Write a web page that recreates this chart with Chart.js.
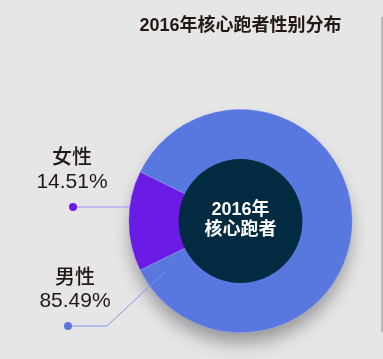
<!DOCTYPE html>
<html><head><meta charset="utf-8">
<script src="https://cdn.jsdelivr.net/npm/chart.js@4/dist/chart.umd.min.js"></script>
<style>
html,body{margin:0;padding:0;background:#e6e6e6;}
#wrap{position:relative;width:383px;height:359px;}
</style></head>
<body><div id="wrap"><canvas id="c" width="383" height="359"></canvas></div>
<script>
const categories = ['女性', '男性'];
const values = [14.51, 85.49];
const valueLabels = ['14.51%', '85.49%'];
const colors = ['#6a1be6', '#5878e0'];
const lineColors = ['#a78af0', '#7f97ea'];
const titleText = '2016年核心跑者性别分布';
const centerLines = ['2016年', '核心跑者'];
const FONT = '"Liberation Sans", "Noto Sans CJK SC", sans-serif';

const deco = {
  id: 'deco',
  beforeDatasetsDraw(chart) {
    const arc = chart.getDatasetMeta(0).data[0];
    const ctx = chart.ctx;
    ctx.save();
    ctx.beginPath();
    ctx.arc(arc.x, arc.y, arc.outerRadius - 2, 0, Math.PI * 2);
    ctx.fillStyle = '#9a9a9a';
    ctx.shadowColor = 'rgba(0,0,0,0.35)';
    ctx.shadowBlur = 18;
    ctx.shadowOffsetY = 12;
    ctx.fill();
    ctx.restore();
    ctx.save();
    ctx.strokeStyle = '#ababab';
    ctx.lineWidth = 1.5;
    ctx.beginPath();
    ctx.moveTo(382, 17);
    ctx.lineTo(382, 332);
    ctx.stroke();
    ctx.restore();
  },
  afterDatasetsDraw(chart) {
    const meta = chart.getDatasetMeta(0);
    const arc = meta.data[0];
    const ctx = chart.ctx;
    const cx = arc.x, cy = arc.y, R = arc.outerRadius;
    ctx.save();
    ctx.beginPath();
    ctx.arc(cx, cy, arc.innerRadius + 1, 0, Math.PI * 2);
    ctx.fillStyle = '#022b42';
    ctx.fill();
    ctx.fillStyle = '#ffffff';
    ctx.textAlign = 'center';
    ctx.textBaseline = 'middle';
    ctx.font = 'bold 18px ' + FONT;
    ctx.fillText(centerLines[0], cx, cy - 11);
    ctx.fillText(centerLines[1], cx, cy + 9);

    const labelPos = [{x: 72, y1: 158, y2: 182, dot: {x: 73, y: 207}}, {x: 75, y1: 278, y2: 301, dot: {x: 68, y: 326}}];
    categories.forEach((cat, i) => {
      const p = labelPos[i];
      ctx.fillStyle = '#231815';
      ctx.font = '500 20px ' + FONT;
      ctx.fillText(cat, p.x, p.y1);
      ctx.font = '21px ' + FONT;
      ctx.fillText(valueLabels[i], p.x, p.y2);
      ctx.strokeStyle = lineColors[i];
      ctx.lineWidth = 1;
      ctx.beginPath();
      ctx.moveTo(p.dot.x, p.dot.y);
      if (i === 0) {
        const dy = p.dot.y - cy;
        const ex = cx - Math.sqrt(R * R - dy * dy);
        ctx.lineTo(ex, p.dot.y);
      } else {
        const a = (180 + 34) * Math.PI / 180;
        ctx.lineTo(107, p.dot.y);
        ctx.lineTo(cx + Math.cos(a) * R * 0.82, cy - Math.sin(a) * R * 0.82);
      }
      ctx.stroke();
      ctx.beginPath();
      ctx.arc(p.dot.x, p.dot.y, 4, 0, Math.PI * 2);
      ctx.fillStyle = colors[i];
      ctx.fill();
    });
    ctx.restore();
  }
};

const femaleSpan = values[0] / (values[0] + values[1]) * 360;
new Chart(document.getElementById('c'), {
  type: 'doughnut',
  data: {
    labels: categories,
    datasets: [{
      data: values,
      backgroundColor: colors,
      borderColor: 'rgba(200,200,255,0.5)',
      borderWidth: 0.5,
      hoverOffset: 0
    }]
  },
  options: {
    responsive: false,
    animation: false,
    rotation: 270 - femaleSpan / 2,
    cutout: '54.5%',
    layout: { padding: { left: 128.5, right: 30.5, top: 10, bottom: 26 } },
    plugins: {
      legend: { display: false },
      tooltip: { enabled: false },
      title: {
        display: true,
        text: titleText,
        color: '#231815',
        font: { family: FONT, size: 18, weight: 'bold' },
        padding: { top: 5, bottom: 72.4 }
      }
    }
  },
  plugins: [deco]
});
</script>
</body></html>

* [Exercise goal]: Repeat the data exactly, excluding the pictures.

* [Completed exercise]:
Write a web page that recreates this chart with Chart.js.
<!DOCTYPE html>
<html><head><meta charset="utf-8">
<script src="https://cdn.jsdelivr.net/npm/chart.js@4/dist/chart.umd.min.js"></script>
<style>
html,body{margin:0;padding:0;background:#e6e6e6;}
#wrap{position:relative;width:383px;height:359px;}
</style></head>
<body><div id="wrap"><canvas id="c" width="383" height="359"></canvas></div>
<script>
const categories = ['女性', '男性'];
const values = [14.51, 85.49];
const valueLabels = ['14.51%', '85.49%'];
const colors = ['#6a1be6', '#5878e0'];
const lineColors = ['#a78af0', '#7f97ea'];
const titleText = '2016年核心跑者性别分布';
const centerLines = ['2016年', '核心跑者'];
const FONT = '"Liberation Sans", "Noto Sans CJK SC", sans-serif';

const deco = {
  id: 'deco',
  beforeDatasetsDraw(chart) {
    const arc = chart.getDatasetMeta(0).data[0];
    const ctx = chart.ctx;
    ctx.save();
    ctx.beginPath();
    ctx.arc(arc.x, arc.y, arc.outerRadius - 2, 0, Math.PI * 2);
    ctx.fillStyle = '#9a9a9a';
    ctx.shadowColor = 'rgba(0,0,0,0.35)';
    ctx.shadowBlur = 18;
    ctx.shadowOffsetY = 12;
    ctx.fill();
    ctx.restore();
    ctx.save();
    ctx.strokeStyle = '#ababab';
    ctx.lineWidth = 1.5;
    ctx.beginPath();
    ctx.moveTo(382, 17);
    ctx.lineTo(382, 332);
    ctx.stroke();
    ctx.restore();
  },
  afterDatasetsDraw(chart) {
    const meta = chart.getDatasetMeta(0);
    const arc = meta.data[0];
    const ctx = chart.ctx;
    const cx = arc.x, cy = arc.y, R = arc.outerRadius;
    ctx.save();
    ctx.beginPath();
    ctx.arc(cx, cy, arc.innerRadius + 1, 0, Math.PI * 2);
    ctx.fillStyle = '#022b42';
    ctx.fill();
    ctx.fillStyle = '#ffffff';
    ctx.textAlign = 'center';
    ctx.textBaseline = 'middle';
    ctx.font = 'bold 18px ' + FONT;
    ctx.fillText(centerLines[0], cx, cy - 11);
    ctx.fillText(centerLines[1], cx, cy + 9);

    const labelPos = [{x: 72, y1: 158, y2: 182, dot: {x: 73, y: 207}}, {x: 75, y1: 278, y2: 301, dot: {x: 68, y: 326}}];
    categories.forEach((cat, i) => {
      const p = labelPos[i];
      ctx.fillStyle = '#231815';
      ctx.font = '500 20px ' + FONT;
      ctx.fillText(cat, p.x, p.y1);
      ctx.font = '21px ' + FONT;
      ctx.fillText(valueLabels[i], p.x, p.y2);
      ctx.strokeStyle = lineColors[i];
      ctx.lineWidth = 1;
      ctx.beginPath();
      ctx.moveTo(p.dot.x, p.dot.y);
      if (i === 0) {
        const dy = p.dot.y - cy;
        const ex = cx - Math.sqrt(R * R - dy * dy);
        ctx.lineTo(ex, p.dot.y);
      } else {
        const a = (180 + 34) * Math.PI / 180;
        ctx.lineTo(107, p.dot.y);
        ctx.lineTo(cx + Math.cos(a) * R * 0.82, cy - Math.sin(a) * R * 0.82);
      }
      ctx.stroke();
      ctx.beginPath();
      ctx.arc(p.dot.x, p.dot.y, 4, 0, Math.PI * 2);
      ctx.fillStyle = colors[i];
      ctx.fill();
    });
    ctx.restore();
  }
};

const femaleSpan = values[0] / (values[0] + values[1]) * 360;
new Chart(document.getElementById('c'), {
  type: 'doughnut',
  data: {
    labels: categories,
    datasets: [{
      data: values,
      backgroundColor: colors,
      borderColor: 'rgba(200,200,255,0.5)',
      borderWidth: 0.5,
      hoverOffset: 0
    }]
  },
  options: {
    responsive: false,
    animation: false,
    rotation: 270 - femaleSpan / 2,
    cutout: '54.5%',
    layout: { padding: { left: 128.5, right: 30.5, top: 10, bottom: 26 } },
    plugins: {
      legend: { display: false },
      tooltip: { enabled: false },
      title: {
        display: true,
        text: titleText,
        color: '#231815',
        font: { family: FONT, size: 18, weight: 'bold' },
        padding: { top: 5, bottom: 72.4 }
      }
    }
  },
  plugins: [deco]
});
</script>
</body></html>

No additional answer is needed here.